**Your objective:**
Take the lines from the head of the listing through the one bearing "const FONT_SIZE = 20" and copy them exactly, leaving every picture out.

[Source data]
-=-=-=-=-
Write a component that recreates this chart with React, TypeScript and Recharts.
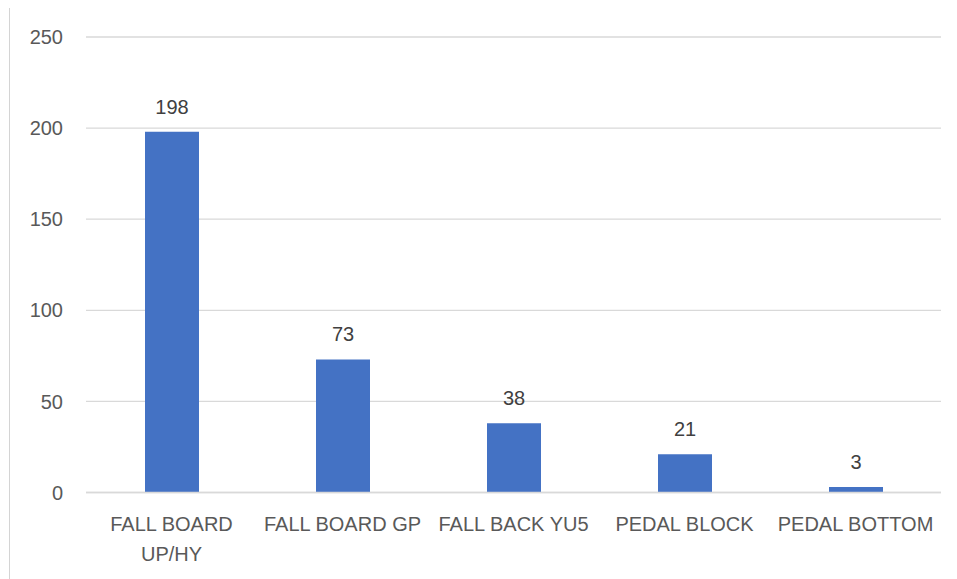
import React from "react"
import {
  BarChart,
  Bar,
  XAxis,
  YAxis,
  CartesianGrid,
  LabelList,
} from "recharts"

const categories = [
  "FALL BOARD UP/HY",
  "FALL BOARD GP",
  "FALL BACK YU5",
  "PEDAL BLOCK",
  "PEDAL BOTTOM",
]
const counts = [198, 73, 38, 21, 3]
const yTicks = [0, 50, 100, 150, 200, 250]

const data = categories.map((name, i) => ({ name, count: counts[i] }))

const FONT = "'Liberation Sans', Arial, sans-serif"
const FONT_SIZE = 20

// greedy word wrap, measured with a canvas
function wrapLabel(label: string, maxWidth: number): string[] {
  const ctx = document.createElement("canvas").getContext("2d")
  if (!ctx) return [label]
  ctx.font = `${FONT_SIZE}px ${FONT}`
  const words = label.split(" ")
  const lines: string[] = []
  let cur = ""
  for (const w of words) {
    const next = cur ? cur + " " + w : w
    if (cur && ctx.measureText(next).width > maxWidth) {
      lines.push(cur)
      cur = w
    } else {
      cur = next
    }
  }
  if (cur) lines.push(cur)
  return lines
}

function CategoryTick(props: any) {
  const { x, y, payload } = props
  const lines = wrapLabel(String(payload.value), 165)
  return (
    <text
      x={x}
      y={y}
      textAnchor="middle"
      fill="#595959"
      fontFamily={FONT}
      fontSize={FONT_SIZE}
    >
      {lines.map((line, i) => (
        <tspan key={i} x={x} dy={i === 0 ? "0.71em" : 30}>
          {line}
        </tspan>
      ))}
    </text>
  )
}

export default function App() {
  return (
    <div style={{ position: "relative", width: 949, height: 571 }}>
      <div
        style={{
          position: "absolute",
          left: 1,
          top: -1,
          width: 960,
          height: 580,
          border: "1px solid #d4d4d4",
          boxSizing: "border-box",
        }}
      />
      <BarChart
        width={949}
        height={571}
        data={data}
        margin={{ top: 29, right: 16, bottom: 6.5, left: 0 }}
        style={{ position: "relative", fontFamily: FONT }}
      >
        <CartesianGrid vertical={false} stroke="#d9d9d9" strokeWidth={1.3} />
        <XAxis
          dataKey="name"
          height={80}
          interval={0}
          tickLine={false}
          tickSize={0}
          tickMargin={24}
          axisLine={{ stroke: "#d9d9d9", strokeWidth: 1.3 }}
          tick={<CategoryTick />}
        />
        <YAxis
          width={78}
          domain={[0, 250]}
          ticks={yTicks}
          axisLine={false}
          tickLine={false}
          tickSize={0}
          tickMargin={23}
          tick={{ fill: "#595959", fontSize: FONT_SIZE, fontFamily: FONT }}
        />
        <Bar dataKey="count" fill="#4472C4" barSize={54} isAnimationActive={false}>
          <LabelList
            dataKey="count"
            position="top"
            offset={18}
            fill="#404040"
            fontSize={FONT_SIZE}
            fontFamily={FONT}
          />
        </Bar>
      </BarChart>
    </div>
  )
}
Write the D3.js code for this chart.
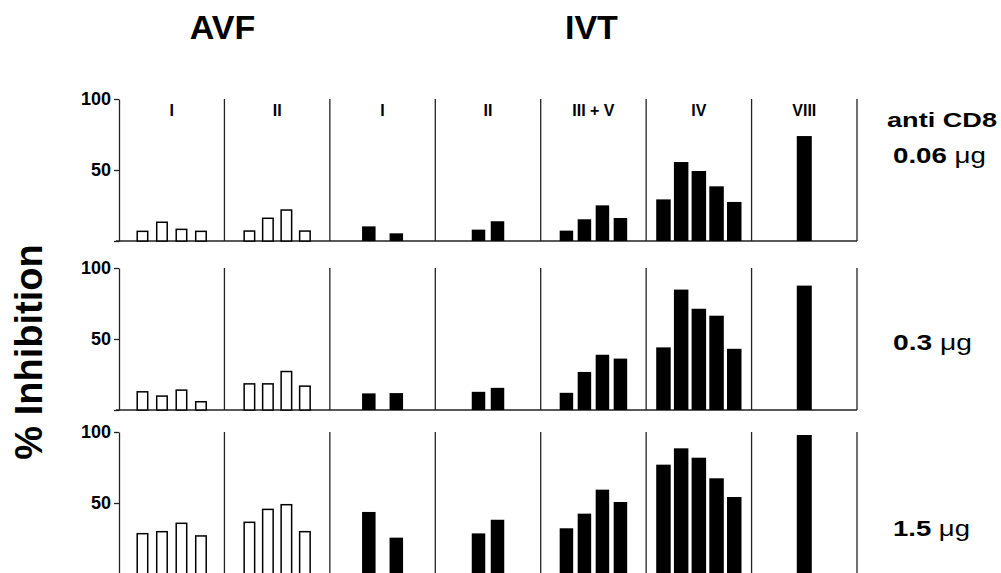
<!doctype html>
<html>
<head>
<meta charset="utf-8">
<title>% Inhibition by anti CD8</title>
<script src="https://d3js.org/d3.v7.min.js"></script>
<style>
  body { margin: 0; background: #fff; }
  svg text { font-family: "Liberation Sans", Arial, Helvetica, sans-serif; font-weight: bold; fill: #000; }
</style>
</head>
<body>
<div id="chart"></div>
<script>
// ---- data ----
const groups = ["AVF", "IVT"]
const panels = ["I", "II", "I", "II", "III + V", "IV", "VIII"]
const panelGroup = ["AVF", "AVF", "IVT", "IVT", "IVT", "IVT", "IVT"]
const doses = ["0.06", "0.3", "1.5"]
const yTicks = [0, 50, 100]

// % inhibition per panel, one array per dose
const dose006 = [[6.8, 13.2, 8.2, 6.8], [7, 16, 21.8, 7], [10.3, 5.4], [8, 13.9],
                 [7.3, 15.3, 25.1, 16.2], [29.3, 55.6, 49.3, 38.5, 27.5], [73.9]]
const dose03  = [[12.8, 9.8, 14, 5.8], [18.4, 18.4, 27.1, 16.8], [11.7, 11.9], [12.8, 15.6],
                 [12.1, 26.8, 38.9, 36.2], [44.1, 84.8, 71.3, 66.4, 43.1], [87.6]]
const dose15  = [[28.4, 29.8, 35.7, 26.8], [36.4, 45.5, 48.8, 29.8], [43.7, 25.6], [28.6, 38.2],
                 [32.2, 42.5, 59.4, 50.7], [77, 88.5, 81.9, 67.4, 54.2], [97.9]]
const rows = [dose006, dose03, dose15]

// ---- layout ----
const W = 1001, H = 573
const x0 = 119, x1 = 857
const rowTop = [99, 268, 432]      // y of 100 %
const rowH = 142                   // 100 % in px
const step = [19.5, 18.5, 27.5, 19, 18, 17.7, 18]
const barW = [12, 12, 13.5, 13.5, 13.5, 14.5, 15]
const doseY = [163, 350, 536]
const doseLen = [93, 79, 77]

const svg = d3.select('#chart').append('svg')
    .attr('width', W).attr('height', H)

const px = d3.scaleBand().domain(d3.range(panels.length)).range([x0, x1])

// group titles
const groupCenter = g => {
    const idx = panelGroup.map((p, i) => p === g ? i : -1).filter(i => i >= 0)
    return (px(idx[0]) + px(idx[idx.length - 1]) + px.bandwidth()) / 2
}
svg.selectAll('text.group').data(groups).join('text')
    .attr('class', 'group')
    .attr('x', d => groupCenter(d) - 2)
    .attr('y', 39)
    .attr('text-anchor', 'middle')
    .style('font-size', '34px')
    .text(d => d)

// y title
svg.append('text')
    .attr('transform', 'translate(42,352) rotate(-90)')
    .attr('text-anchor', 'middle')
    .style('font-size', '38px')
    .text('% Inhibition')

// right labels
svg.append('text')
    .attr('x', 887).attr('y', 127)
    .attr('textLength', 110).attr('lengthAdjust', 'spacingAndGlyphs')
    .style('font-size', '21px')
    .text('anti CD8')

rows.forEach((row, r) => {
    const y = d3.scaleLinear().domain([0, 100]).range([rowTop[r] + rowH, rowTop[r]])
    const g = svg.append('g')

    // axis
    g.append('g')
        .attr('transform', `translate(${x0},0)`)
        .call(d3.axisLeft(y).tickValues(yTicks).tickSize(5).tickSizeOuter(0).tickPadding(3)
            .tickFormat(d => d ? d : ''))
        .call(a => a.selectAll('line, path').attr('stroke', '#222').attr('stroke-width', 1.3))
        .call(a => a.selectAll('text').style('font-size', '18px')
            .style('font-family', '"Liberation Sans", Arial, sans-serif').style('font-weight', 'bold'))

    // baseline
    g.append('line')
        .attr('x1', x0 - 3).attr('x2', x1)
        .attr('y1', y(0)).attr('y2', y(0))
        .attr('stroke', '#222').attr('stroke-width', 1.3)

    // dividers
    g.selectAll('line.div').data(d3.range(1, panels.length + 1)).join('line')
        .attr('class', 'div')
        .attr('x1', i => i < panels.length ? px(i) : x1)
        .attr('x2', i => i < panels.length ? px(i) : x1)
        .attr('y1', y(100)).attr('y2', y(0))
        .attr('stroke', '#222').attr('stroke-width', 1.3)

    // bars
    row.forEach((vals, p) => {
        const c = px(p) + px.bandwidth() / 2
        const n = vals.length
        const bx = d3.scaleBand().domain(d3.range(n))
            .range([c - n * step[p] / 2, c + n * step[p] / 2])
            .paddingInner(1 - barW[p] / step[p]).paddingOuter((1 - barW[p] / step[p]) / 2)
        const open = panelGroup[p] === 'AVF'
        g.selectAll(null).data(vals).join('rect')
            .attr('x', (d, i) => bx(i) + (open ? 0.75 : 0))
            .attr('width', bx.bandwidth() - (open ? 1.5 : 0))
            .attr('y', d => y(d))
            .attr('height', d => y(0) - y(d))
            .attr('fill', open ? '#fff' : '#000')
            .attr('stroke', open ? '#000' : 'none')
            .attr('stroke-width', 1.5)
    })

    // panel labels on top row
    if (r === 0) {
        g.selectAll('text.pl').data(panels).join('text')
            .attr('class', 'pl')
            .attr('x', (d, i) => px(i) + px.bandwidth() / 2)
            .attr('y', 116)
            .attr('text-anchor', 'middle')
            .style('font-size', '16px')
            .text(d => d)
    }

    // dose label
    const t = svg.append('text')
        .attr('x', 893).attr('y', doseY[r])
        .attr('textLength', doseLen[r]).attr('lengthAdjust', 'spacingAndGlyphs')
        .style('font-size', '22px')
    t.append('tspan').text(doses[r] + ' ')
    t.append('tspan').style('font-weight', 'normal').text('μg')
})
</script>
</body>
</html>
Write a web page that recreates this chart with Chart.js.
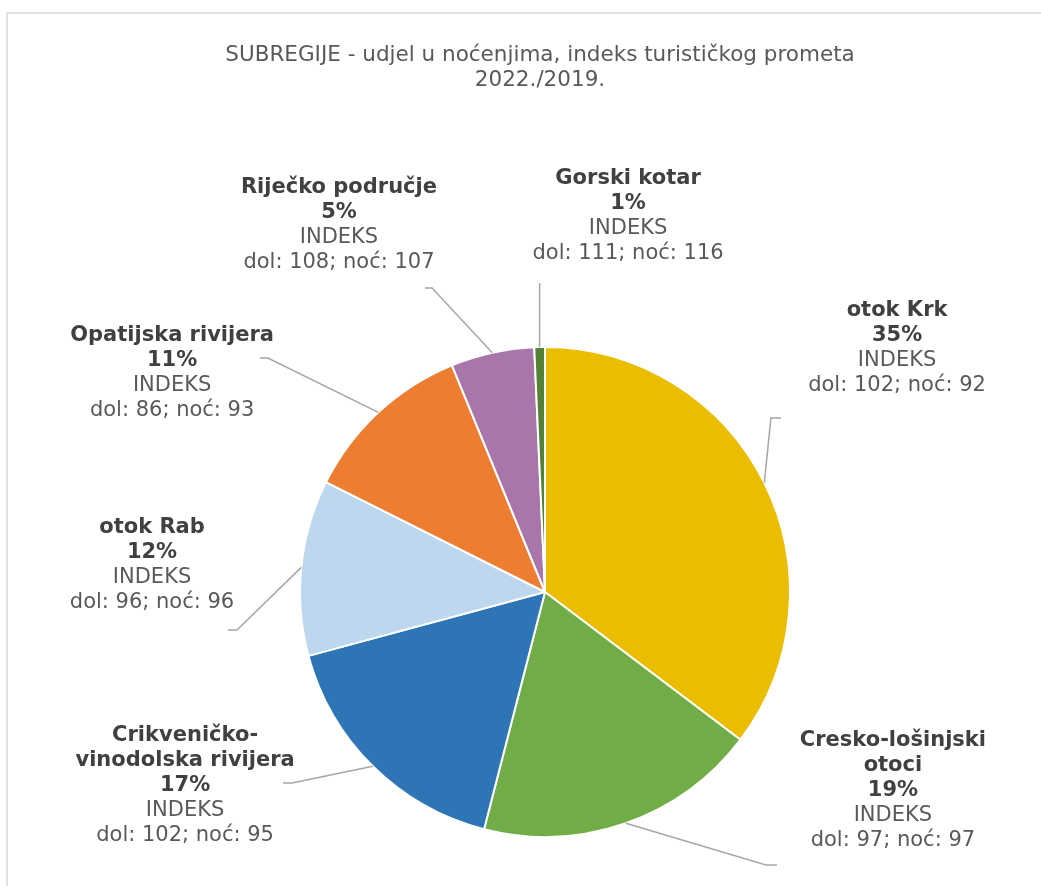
-=-=-=-=-
**Solution:**
Write a component that recreates this chart with React, TypeScript and Recharts.
import React from "react"
import {
  BarChart,
  Bar,
  XAxis,
  YAxis,
  CartesianGrid,
  LabelList,
} from "recharts"

const categories = [
  "FALL BOARD UP/HY",
  "FALL BOARD GP",
  "FALL BACK YU5",
  "PEDAL BLOCK",
  "PEDAL BOTTOM",
]
const counts = [198, 73, 38, 21, 3]
const yTicks = [0, 50, 100, 150, 200, 250]

const data = categories.map((name, i) => ({ name, count: counts[i] }))

const FONT = "'Liberation Sans', Arial, sans-serif"
const FONT_SIZE = 20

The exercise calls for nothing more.